STYLE — Perpetually Yours

Rolex’s new Everose line makes a lasting impression

Jorie Parr El Paseo, Shopping

Pulled from the frigid waters of the English Channel after swimming 10 hours, Mercedes Gleitze lay paralyzed with exhaustion. In contrast, the Rolex watch she wore around her neck suffered no ill effects from exposure or duration of the trip.

That was 1927, a year after Rolex founder Hans Wilsdorf patented a breakthrough watertight case and christened it “Oyster” based on his experience of trying to pry open stubborn mollusks at a dinner party.

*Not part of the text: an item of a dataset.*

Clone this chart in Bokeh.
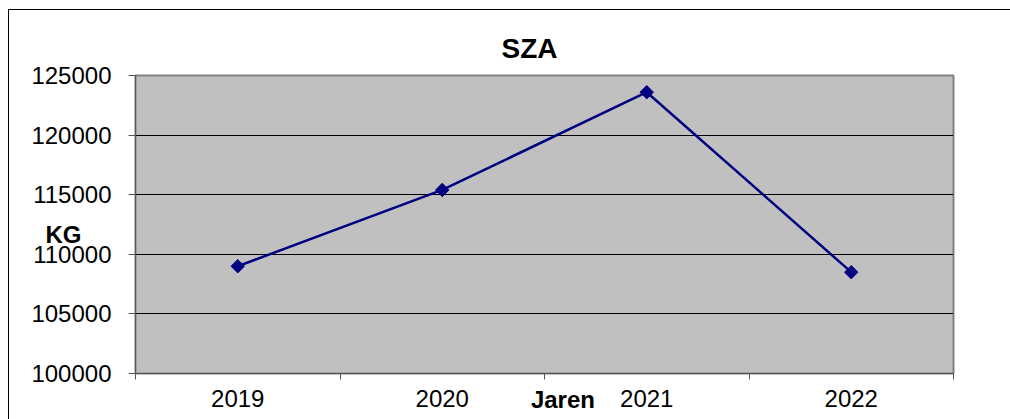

Eighty-four years later, Leeds & Son Jewelers on El Paseo in Palm Desert handles new Rolex Everose timepieces with white gloves. Terry Weiner, CEO of the Swiss company’s only authorized dealer in the Coachella Valley, points out that you could “buy a Rolex watch in 1970, proudly wear it every day, and sell it now for six to 10 times the original price.”

More popular now than yellow gold in top-of-the-line watches, rose gold captures the hue of the skin for a lustrous effect. Rolex adds a platinum alloy so the color remains permanent — hence the name “Everose.”

In Across the River and Into the Trees, Ernest Hemingway compared the human heart to the Rolex Oyster Perpetual. (Perpetual refers to the self-winding mechanism.) “The trouble is that you cannot send [the human heart] to Rolex when it goes wrong,” he wrote.

But if 10 hours in the English Channel long before today’s technological wizardry proves anything, it’s rare for anything to go wrong with a Rolex. If that rarity does occur, no worries: Leeds & Son has Rolex-trained technicians on staff.